Russia and Saudi Arabia sparked a rally last week in crude oil prices when they suggested extending a multilateral agreeing to curb production into early 2018, instead of the original proposal of six months. Talk and growing support for that effort helped re-establish a $50 floor under crude oil prices that was threatened by resiliency in U.S. shale oil.
Speaking from the sidelines of a conference on India's energy sector, Mohammad Barkindo, the secretary general of the Organization of Petroleum Exporting Countries, said commercial crude oil inventories across most major industrial economies were down in April for the third month in a row. Storage held offshore, meanwhile, was down 40 million barrels since the start of the year.
"We are heading in the right direction," he said in his prepared remarks. "In terms of where we view this process today, to put it simply, we are seeing some light at the end of the tunnel."
That was enough to give support to the rally in crude oil prices that started last week. The price for Brent crude oil was up 1.2 percent about a half hour before the start of trading in New York to $54.25 per barrel. West Texas Intermediate, the U.S. benchmark for the price of oil, was up 1.25 percent to $51.31 per barrel.
Tamas Varga, an analyst with London broker PVM, said there's a bullish sentiment building around the latest OPEC rhetoric. By his read, OPEC is on the right track with its efforts to balance the market and global oil demand is on pace to grow faster than supplies.

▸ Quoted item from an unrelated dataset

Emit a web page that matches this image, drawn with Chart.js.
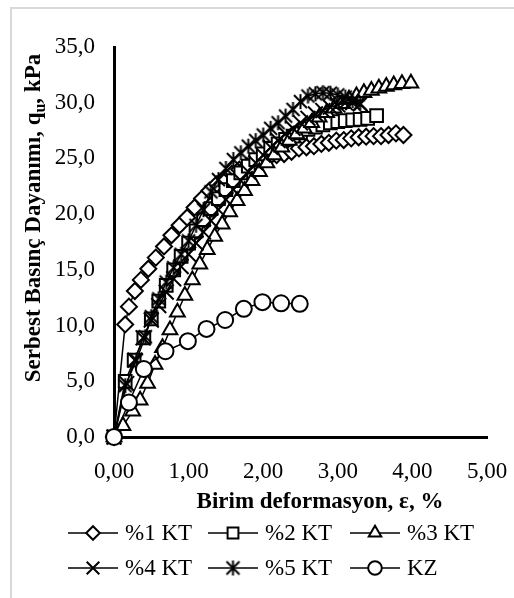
<!DOCTYPE html>
<html>
<head>
<meta charset="utf-8">
<script src="https://cdn.jsdelivr.net/npm/chart.js@4.4.1/dist/chart.umd.min.js"></script>
<style>
  html, body { margin: 0; padding: 0; background: #fff; }
</style>
</head>
<body>
<canvas id="strengthChart" width="514" height="598"></canvas>
<script>
// strain (%) vs. unconfined compressive strength (kPa) for each mix
const strain1 = [0, 0.15, 0.20, 0.28, 0.36, 0.46, 0.56, 0.67, 0.77, 0.88, 0.98, 1.08, 1.18, 1.28, 1.38, 1.48, 1.58, 1.68, 1.78, 1.88, 1.98, 2.08, 2.18, 2.28, 2.38, 2.48, 2.58, 2.68, 2.78, 2.88, 2.98, 3.08, 3.18, 3.28, 3.38, 3.48, 3.58, 3.68, 3.78, 3.88];
const stress1 = [0, 10.1, 11.7, 13.1, 14.1, 15.1, 16.1, 17.1, 18.1, 19.0, 19.7, 20.6, 21.4, 22.1, 22.7, 23.2, 23.6, 24.0, 24.3, 24.6, 24.9, 25.1, 25.3, 25.4, 25.6, 25.9, 26.0, 26.1, 26.3, 26.4, 26.6, 26.65, 26.8, 26.9, 26.95, 27.0, 27.0, 27.1, 27.25, 27.1];

const strain2 = [0, 0.15, 0.27, 0.40, 0.50, 0.60, 0.70, 0.80, 0.90, 1.00, 1.10, 1.20, 1.30, 1.40, 1.50, 1.60, 1.70, 1.80, 1.90, 2.00, 2.10, 2.20, 2.30, 2.40, 2.50, 2.60, 2.70, 2.80, 2.90, 3.00, 3.10, 3.20, 3.30, 3.40, 3.52];
const stress2 = [0, 5.0, 6.9, 8.9, 10.6, 12.2, 13.6, 15.0, 16.2, 17.4, 18.5, 19.5, 20.5, 21.4, 22.2, 23.0, 23.7, 24.3, 24.9, 25.4, 25.9, 26.3, 26.7, 27.0, 27.3, 27.6, 27.8, 28.0, 28.2, 28.3, 28.4, 28.45, 28.5, 28.6, 28.85];

const strain3 = [0, 0.12, 0.25, 0.35, 0.45, 0.55, 0.65, 0.75, 0.85, 0.95, 1.05, 1.15, 1.25, 1.35, 1.45, 1.55, 1.65, 1.75, 1.85, 1.95, 2.05, 2.15, 2.25, 2.35, 2.45, 2.55, 2.65, 2.75, 2.85, 2.95, 3.05, 3.15, 3.25, 3.35, 3.45, 3.55, 3.65, 3.75, 3.86, 3.98];
const stress3 = [0, 1.0, 2.3, 3.3, 4.8, 6.5, 8.0, 9.6, 11.2, 12.7, 14.1, 15.5, 16.8, 18.0, 19.1, 20.2, 21.2, 22.1, 23.0, 23.8, 24.6, 25.3, 26.0, 26.6, 27.2, 27.7, 28.2, 28.7, 29.1, 29.5, 29.9, 30.3, 30.6, 30.9, 31.1, 31.3, 31.45, 31.6, 31.7, 31.75];

const strain4 = [0, 0.17, 0.28, 0.39, 0.50, 0.60, 0.70, 0.80, 0.90, 1.00, 1.10, 1.20, 1.30, 1.40, 1.50, 1.60, 1.70, 1.80, 1.90, 2.00, 2.10, 2.20, 2.30, 2.40, 2.50, 2.60, 2.70, 2.80, 2.90, 3.00, 3.10, 3.20, 3.30];
const stress4 = [0, 4.8, 6.9, 8.9, 10.5, 11.8, 13.0, 14.2, 15.3, 16.4, 17.4, 18.4, 19.4, 20.4, 21.3, 22.2, 23.0, 23.8, 24.6, 25.3, 26.0, 26.6, 27.2, 27.7, 28.2, 28.6, 29.0, 29.3, 29.6, 29.8, 30.0, 30.0, 29.9];

const strain5 = [0, 0.15, 0.30, 0.42, 0.50, 0.60, 0.70, 0.80, 0.90, 1.00, 1.10, 1.20, 1.30, 1.40, 1.50, 1.60, 1.70, 1.80, 1.90, 2.00, 2.10, 2.20, 2.30, 2.40, 2.50, 2.60, 2.70, 2.80, 2.90, 3.00, 3.10, 3.20, 3.30];
const stress5 = [0, 4.6, 6.9, 9.0, 10.8, 12.4, 13.9, 15.2, 16.4, 17.6, 19.0, 20.4, 22.0, 23.1, 24.1, 24.9, 25.5, 26.1, 26.6, 27.1, 27.7, 28.2, 28.8, 29.4, 30.1, 30.6, 30.8, 30.9, 30.85, 30.7, 30.5, 30.2, 29.9];

const strainKZ = [0, 0.20, 0.40, 0.69, 0.99, 1.24, 1.49, 1.74, 1.99, 2.24, 2.49];
const stressKZ = [0, 3.1, 6.1, 7.7, 8.6, 9.7, 10.5, 11.5, 12.1, 12.0, 11.95];

const seriesNames = ['%1 KT', '%2 KT', '%3 KT', '%4 KT', '%5 KT', 'KZ'];
const xTicks = [0, 1, 2, 3, 4, 5];
const yTicks = [0, 5, 10, 15, 20, 25, 30, 35];

const FONT = '"Liberation Serif", "Times New Roman", serif';

// Excel-style asterisk marker: an X with a vertical stroke, no horizontal one
function makeAsterisk(size, lw) {
    const c = document.createElement('canvas');
    c.width = size;
    c.height = size;
    const g = c.getContext('2d');
    const m = size / 2;
    const d = m - 2;
    g.strokeStyle = '#000';
    g.lineWidth = lw;
    g.beginPath();
    g.moveTo(m - d, m - d); g.lineTo(m + d, m + d);
    g.moveTo(m + d, m - d); g.lineTo(m - d, m + d);
    g.moveTo(m, m - d - 1); g.lineTo(m, m + d + 1);
    g.stroke();
    return c;
}
const asterisk = makeAsterisk(17, 2);

const markers = [
    { style: 'rectRot', radius: 8 },
    { style: 'rect', radius: 9 },
    { style: 'triangle', radius: 8.5 },
    { style: 'crossRot', radius: 10.5 },
    { style: asterisk, radius: 8 },
    { style: 'circle', radius: 8 }
];

const strains = [strain1, strain2, strain3, strain4, strain5, strainKZ];
const stresses = [stress1, stress2, stress3, stress4, stress5, stressKZ];

// later series are drawn on top, so give them a lower order
const datasets = seriesNames.map((name, i) => ({
    label: name,
    data: strains[i].map((x, j) => ({ x: x, y: stresses[i][j] })),
    showLine: true,
    borderColor: '#000',
    borderWidth: 1.5,
    pointStyle: markers[i].style,
    pointRadius: markers[i].radius,
    pointHoverRadius: markers[i].radius,
    pointBorderWidth: 2,
    pointBorderColor: '#000',
    pointBackgroundColor: '#fff',
    clip: false,
    order: seriesNames.length - i
}));

const decorations = {
    id: 'decorations',
    beforeDraw(chart) {
        const ctx = chart.ctx;
        ctx.save();
        ctx.fillStyle = '#fff';
        ctx.fillRect(0, 0, chart.width, chart.height);
        // outer chart frame
        ctx.strokeStyle = '#d9d9d9';
        ctx.lineWidth = 2;
        ctx.strokeRect(11, 8, chart.width + 20, chart.height + 20);
        ctx.restore();
    },
    afterDraw(chart) {
        const ctx = chart.ctx;
        ctx.save();
        ctx.fillStyle = '#000';

        // x axis title
        ctx.font = 'bold 23px ' + FONT;
        ctx.textAlign = 'center';
        ctx.textBaseline = 'middle';
        ctx.fillText('Birim deformasyon, ε, %', 320, 502);

        // y axis title with subscript u
        ctx.translate(33, 218);
        ctx.rotate(-Math.PI / 2);
        const partA = 'Serbest Basınç Dayanımı, q';
        const partB = 'u';
        const partC = ', kPa';
        ctx.font = 'bold 23px ' + FONT;
        const wA = ctx.measureText(partA).width;
        const wC = ctx.measureText(partC).width;
        ctx.font = 'bold 16px ' + FONT;
        const wB = ctx.measureText(partB).width;
        let x = -(wA + wB + wC) / 2;
        ctx.textAlign = 'left';
        ctx.textBaseline = 'alphabetic';
        ctx.font = 'bold 23px ' + FONT;
        ctx.fillText(partA, x, 7);
        x += wA;
        ctx.font = 'bold 16px ' + FONT;
        ctx.fillText(partB, x, 12);
        x += wB;
        ctx.font = 'bold 23px ' + FONT;
        ctx.fillText(partC, x, 7);
        ctx.setTransform(1, 0, 0, 1, 0, 0);

        // legend: line, marker, label; three per row
        const colX = [68, 208, 350];
        const rowY = [533, 568];
        ctx.font = '23px ' + FONT;
        ctx.textBaseline = 'middle';
        ctx.textAlign = 'left';
        chart.data.datasets.forEach((ds, i) => {
            const lx = colX[i % 3];
            const ly = rowY[Math.floor(i / 3)];
            ctx.strokeStyle = '#000';
            ctx.lineWidth = 1.5;
            ctx.beginPath();
            ctx.moveTo(lx, ly);
            ctx.lineTo(lx + 50, ly);
            ctx.stroke();
            ctx.fillStyle = '#fff';
            ctx.strokeStyle = '#000';
            ctx.lineWidth = 2;
            Chart.helpers.drawPoint(ctx, {
                pointStyle: ds.pointStyle,
                radius: ds.pointRadius * 0.85,
                borderWidth: 2,
                rotation: 0
            }, lx + 25, ly);
            ctx.fillStyle = '#000';
            ctx.fillText(ds.label, lx + 57, ly + 1);
        });
        ctx.restore();
    }
};

new Chart(document.getElementById('strengthChart'), {
    type: 'scatter',
    data: { datasets: datasets },
    options: {
        responsive: false,
        animation: false,
        layout: { padding: { top: 47, right: 27, left: 0, bottom: 0 } },
        plugins: {
            legend: { display: false },
            tooltip: { enabled: false }
        },
        scales: {
            x: {
                type: 'linear',
                min: 0,
                max: 5,
                afterBuildTicks: s => { s.ticks = xTicks.map(v => ({ value: v })); },
                afterFit: s => {
                    s.height = 161;
                    s.paddingLeft = 0;
                    s.paddingRight = 0;
                },
                grid: { display: false, drawTicks: false },
                border: { display: true, color: '#000', width: 3 },
                ticks: {
                    color: '#000',
                    padding: 21,
                    maxRotation: 0,
                    font: { family: FONT, size: 23 },
                    callback: v => v.toFixed(2).replace('.', ',')
                }
            },
            y: {
                type: 'linear',
                min: 0,
                max: 35,
                afterBuildTicks: s => { s.ticks = yTicks.map(v => ({ value: v })); },
                afterFit: s => {
                    s.width = 114;
                    s.paddingTop = 0;
                    s.paddingBottom = 0;
                },
                grid: { display: false, drawTicks: false },
                border: { display: true, color: '#000', width: 3 },
                ticks: {
                    color: '#000',
                    padding: 19,
                    font: { family: FONT, size: 23 },
                    callback: v => v.toFixed(1).replace('.', ',')
                }
            }
        }
    },
    plugins: [decorations]
});
</script>
</body>
</html>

"As there is a chance of more oil producers joining the deal, deeper reduction is a realistic possibility," he said in a daily emailed newsletter. "The signs are encouraging and an even stronger bullish message would be sent out if OPEC itself were willing to reduce its own production below the current ceiling."
Brent crude oil prices are up about 3 percent from one week ago and 5 percent, or about $2.50 per barrel, higher than at the start of the month. Crude oil prices started May on a down note after the U.N. economic and Social Commission for Asia and the Pacific reported a softening in the Chinese economy, the second-largest behind the United States.
Competing against the OPEC narrative, however, was data from the Organization for Economic Cooperation and Development that showed a slowdown in major economies from the United States to France were dragging on broader global momentum.
"Quarterly growth of real gross domestic product in the OECD area decelerated sharply to 0.4 percent in the first quarter of 2017, compared with 0.7 percent in the previous quarter, according to provisional estimates," the organization stated.